Certains pourraient vous répondre que des femmes cherchent à travailler, notamment par sécurité économique, en cas de divorce par exemple, ou tout simplement par volonté de gagner leur vie d’elles-mêmes…

Oui tout à fait, mais le cas que vous mentionnez s’applique surtout pour les femmes issues de milieux favorisés et qui ont l’opportunité de faire de hautes études et donc de pouvoir se diriger vers des emplois gratifiants et intéressants. Ce qui est très souvent le cas des féministes qui sont pour la plupart des bourgeoises à l’instar de Simone de Beauvoir.

Mais quand une femme est condamnée à exercer une profession peu intéressante toute sa vie, je pense qu’elle est moins enthousiaste à l’idée de travailler. Et si elle pouvait passer plus de temps dans son foyer à s’occuper de ses enfants, peut-être qu’elle le ferait.

Ensuite, on peut très bien avoir envie de travailler sur la question de l’autonomie financière.

Je pense que des politiques doivent être mises en place pour protéger financièrement les femmes qui font le choix d’élever leurs enfants. Il y avait autrefois l’allocation de salaire unique qui était une compensation financière du même ordre que le SMIC actuel. Elle était octroyée aux femmes au foyer, notamment quand la famille devait vivre avec un seul salaire.
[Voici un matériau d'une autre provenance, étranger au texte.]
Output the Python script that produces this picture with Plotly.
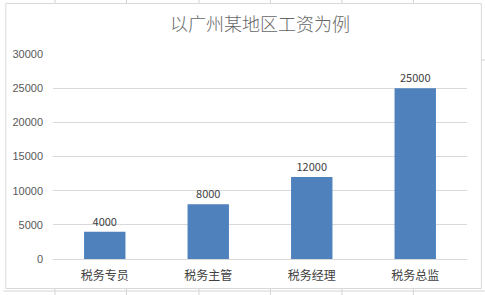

Il faudrait donc remettre en place des politiques de ce type pour que les femmes qui souhaitent élever leurs enfants puissent le faire et les protéger par la suite, notamment en cas de séparation ou même de départ à la retraite. Tout ceci est à repenser dans le cadre d’une politique nataliste.

Vous prônez le retour d’une véritable politique familiale. Sur quels piliers s’appuierait la politique familiale que vous souhaitez ?

Elle s’appuierait déjà sur un élément qui devrait être défendu par les féministes : la possibilité de concilier le travail et la maternité. Encore une fois, le but n’est pas de renvoyer les femmes dans leur foyer à s’occuper des enfants, mais de pouvoir leur permettre de concilier facilement les deux.

On peut également imaginer des politiques visant à allonger le congé maternité et à augmenter le nombre de places en crèche. Étrangement, les féministes ne militent jamais en faveur de ces mesures, alors que la durée du congé maternité en France est ridicule par rapport à celle en vigueur chez nos voisins européens, et que beaucoup d’enfants se retrouvent sans mode de garde. La garde d’un enfant étant, par ailleurs, la condition première pour que la mère puisse retourner au travail.

On voit bien que les féministes ne cherchent pas à concilier travail et maternité et à permettre aux femmes de vivre mieux de manière générale. Tout ce qu’elles veulent, c’est qu’on cesse de faire des enfants.